The final experience-based lesson is that reporting should create conversation. The best SEO reports are not dead documents. They are meeting tools. They invite better questions: Which services are most profitable? Which leads are highest quality? Which locations matter most? Which competitors worry the sales team? When reports spark those conversations, SEO moves from a marketing task to a growth strategy.
In other words, a next-level SEO report is not just a monthly scoreboard. It is a recipe book, a roadmap, a translator, and occasionally a gentle alarm bell. Make it clear. Make it useful. Make it connected to business goals. And yes, make it tasty enough that clients actually come back for seconds.

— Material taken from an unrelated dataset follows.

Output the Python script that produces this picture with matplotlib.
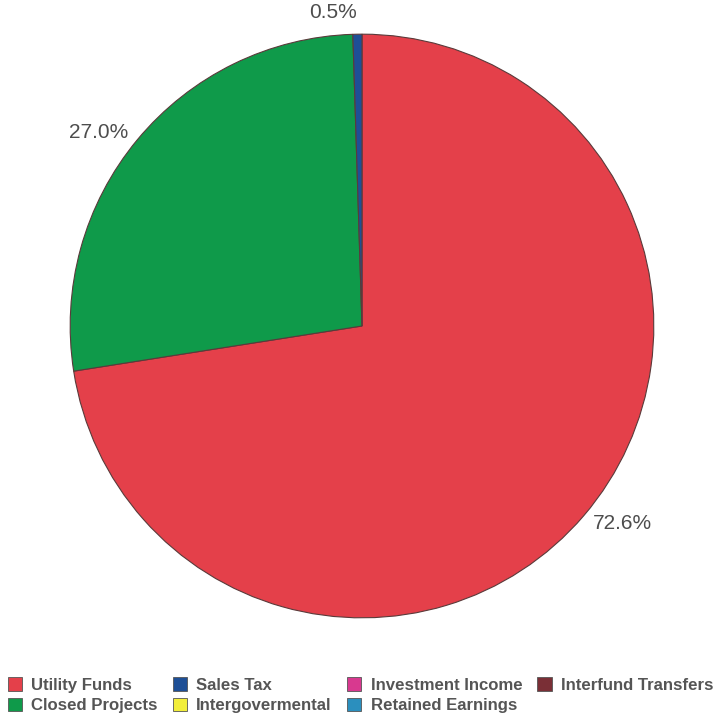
import matplotlib
matplotlib.use("Agg")
import matplotlib.pyplot as plt
from matplotlib.patches import Patch

categories = ["Utility Funds", "Closed Projects", "Sales Tax", "Intergovermental",
              "Investment Income", "Retained Earnings", "Interfund Transfers"]
values = [72.6, 27.0, 0.5, 0.0, 0.0, 0.0, 0.0]
colors = ["#E4404A", "#0F9A4A", "#1E4F96", "#F2EE3A", "#D8398F", "#2B8FBE", "#7A2F36"]

plt.rcParams['font.family'] = ['Liberation Sans', 'DejaVu Sans']

fig = plt.figure(figsize=(7.19, 7.15), dpi=100)
ax = fig.add_axes([41/719, 68/715, 642/719, 642/715])

nz = [i for i, v in enumerate(values) if v > 0]
wedges, texts = ax.pie(
    [values[i] for i in nz],
    colors=[colors[i] for i in nz],
    labels=[f"{values[i]:.1f}%" for i in nz],
    startangle=90, counterclock=False, radius=1.0,
    labeldistance=1.04,
    wedgeprops=dict(edgecolor="#5a3a3a", linewidth=0.8),
    textprops=dict(color="#4d4d4d", fontsize=15),
)
# the tiny slice label sits a little further out
x, y = texts[2].get_position()
texts[2].set_position((x * 1.07 / 1.04, y * 1.075 / 1.04))
ax.set_xlim(-1.1, 1.1)
ax.set_ylim(-1.1, 1.1)
ax.set_aspect("equal")

handles = [Patch(facecolor=c, edgecolor="#555555", linewidth=0.6) for c in colors]
fig.legend(handles, categories, ncol=4, loc="lower left",
           bbox_to_anchor=(6/719, 0.0), frameon=False,
           prop=dict(weight="bold", size=12.1),
           handlelength=0.85, handleheight=0.85, handletextpad=0.55,
           columnspacing=0.9, labelspacing=0.3, labelcolor="#555555",
           borderaxespad=0.0, borderpad=0.1)

fig.savefig("out.png", dpi=100)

Conclusion: Serve Reports Clients Can Actually Use
SEO reporting is not about proving that you opened a dozen tools and survived. It is about showing progress, explaining change, and guiding the next smart decision. When you combine reliable data, clear storytelling, automation, prioritization, and business context, your reports become more than deliverables. They become client retention assets.
The next time you build an SEO report, do not ask, “What can I include?” Ask, “What will help this client understand performance and take action?” That one question can turn a bloated dashboard into a strategic advantage. And that is the real next-level recipe: less noise, more insight, faster reporting, happier clients, and fewer late-night battles with unruly spreadsheets.